Exporter specific configuration is handled through the exporter's [exporters.args] nested map. This provides a simple Map<String, Object> which is passed directly in form of a Configuration object when the broker calls the Exporter#configure(Configuration) method.

Configuration occurs at two different phases: during the broker startup phase, and once every time a leader is elected for a partition.

Processing​

At any given point, there is exactly one leader node for a given partition. Whenever a node becomes the leader for a partition, one of the things it will do is run an instance of an exporter stream processor.

This stream processor will create exactly one instance of each configured exporter, and forward every record written on the stream to each of these in turn.

Note: this implies that there will be exactly one instance of every exporter for every partition: if you have 4 partitions, and at least 4 threads for processing, then there are potentially 4 instances of your exporter exporting simultaneously.

Note that Zeebe only guarantees at-least-once semantics, that is, a record will be seen at least once by an exporter, and maybe more. Cases where this may happen include:

  • During reprocessing after raft failover (i.e. new leader election)
  • On error if the position has not been updated yet

To reduce the amount of duplicate records an exporter will process, the stream processor will keep track of the position of the last successfully exported record for every single exporter; the position is sufficient since a stream is an ordered sequence of records whose position is monotonically increasing. This position is set by the exporter itself once it can guarantee a record has been successfully updated.

Note: although Zeebe tries to reduce the amount of duplicate records an exporter has to handle, it is likely that it will have to; therefore, it is necessary that export operations be idempotent.

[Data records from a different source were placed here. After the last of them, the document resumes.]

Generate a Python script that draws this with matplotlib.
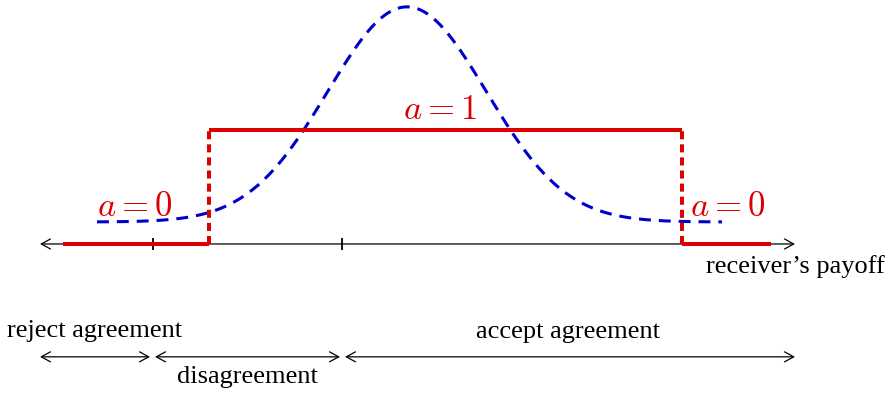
import numpy as np
import matplotlib.pyplot as plt

plt.rcParams['mathtext.fontset'] = 'cm'
plt.rcParams['font.family'] = ['Liberation Serif', 'DejaVu Serif']

# axis and thresholds (payoff units)
axis_span = [0.40, 7.95]
ticks = [1.53, 3.42]
step_x = [0.63, 2.09, 6.82, 7.71]   # red action profile breakpoints
action = [0, 1, 0]                 # a on each piece
# belief density (dashed blue)
curve_x = [0.97, 7.22]
curve_mu, curve_sd = 4.07, 0.793
curve_base, curve_peak = 0.193, 2.08

regions = ['reject agreement', 'disagreement', 'accept agreement']
region_edges = [(0.40, 1.50), (1.55, 3.40), (3.45, 7.95)]

red = '#dd0000'
blue = '#0000cc'
arrow = '<->,head_length=0.55,head_width=0.3'

fig = plt.figure(figsize=(8.88, 3.94), dpi=100)
ax = fig.add_axes([0, 0, 1, 1])
ax.set_xlim(0, 8.88)
ax.set_ylim(-1.316, 2.140)
ax.axis('off')

# main axis
ax.annotate('', xy=(axis_span[1], 0), xytext=(axis_span[0], 0),
            arrowprops=dict(arrowstyle=arrow, lw=0.9, color='black',
                            shrinkA=0, shrinkB=0, mutation_scale=12))
ax.vlines(ticks, -0.05, 0.05, color='black', lw=1.3)

# density curve
xs = np.linspace(curve_x[0], curve_x[1], 400)
ys = curve_base + (curve_peak - curve_base) * np.exp(-(xs - curve_mu) ** 2 / (2 * curve_sd ** 2))
ax.plot(xs, ys, color=blue, lw=2.2, dashes=(3.9, 2.6), zorder=3)

# action profile
for i, a in enumerate(action):
    ax.plot([step_x[i], step_x[i + 1]], [a, a], color=red, lw=2.9, solid_capstyle='butt', zorder=4)
for x in step_x[1:3]:
    ax.plot([x, x], [0, 1], color=red, lw=2.9, dashes=(2.0, 1.25), zorder=4)

ax.text(1.345, 0.32, r'$a = 0$', color=red, fontsize=25, ha='center', va='center')
ax.text(4.40, 1.17, r'$a = 1$', color=red, fontsize=25, ha='center', va='center')
ax.text(7.28, 0.32, r'$a = 0$', color=red, fontsize=25, ha='center', va='center')

ax.text(7.955, -0.195, "receiver\u2019s payoff", fontsize=19, ha='center', va='center')

# region brackets
ybr = -0.99
for (x0, x1) in region_edges:
    ax.annotate('', xy=(x1, ybr), xytext=(x0, ybr),
                arrowprops=dict(arrowstyle=arrow, lw=0.9, color='black',
                                shrinkA=0, shrinkB=0, mutation_scale=12))
ax.text(0.95, -0.76, regions[0], fontsize=19, ha='center', va='center')
ax.text(2.475, -1.17, regions[1], fontsize=19, ha='center', va='center')
ax.text(5.685, -0.775, regions[2], fontsize=19, ha='center', va='center')

fig.savefig('out.png', dpi=100)
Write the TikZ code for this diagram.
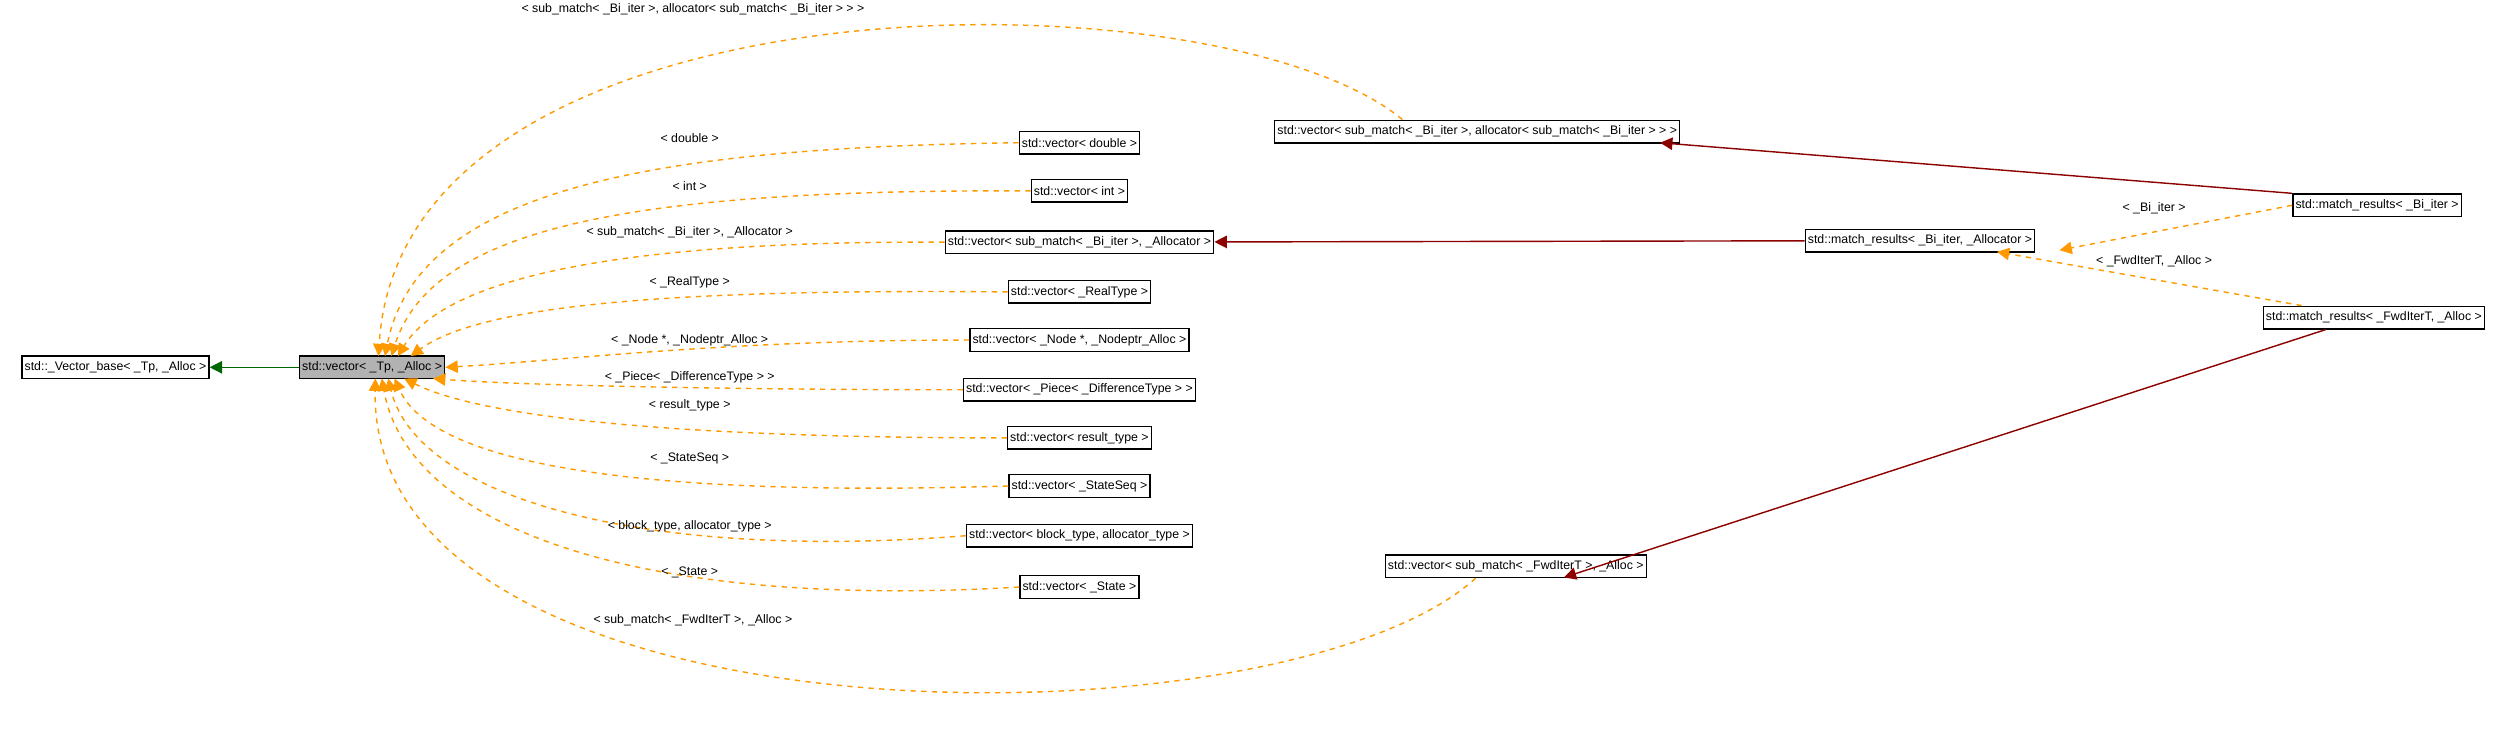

This can be implemented either in the exporter itself, but if it exports to an external system, it is recommended that you perform deduplication there to reduce the load on Zeebe itself. Refer to the exporter specific documentation for how this is meant to be achieved.

Error handling​

If an error occurs during the Exporter#open(Context) phase, the stream processor will fail and be restarted, potentially fixing the error; worst case scenario, this means no exporter is running at all until these errors stop.

If an error occurs during the Exporter#close phase, it will be logged, but will still allow other exporters to gracefully finish their work.

If an error occurs during processing, we will retry infinitely the same record until no error is produced. Worst case scenario, this means a failing exporter could bring all exporters to a halt. Currently, exporter implementations are expected to implement their own retry/error handling strategies, though this may change in the future.

Performance impact​

Zeebe naturally incurs a performance impact for each loaded exporter. A slow exporter will slow down all other exporters for a given partition, and, in the worst case, could completely block a thread.

It's therefore recommended to keep exporters as simple as possible, and perform any data enrichment or transformation through the external system.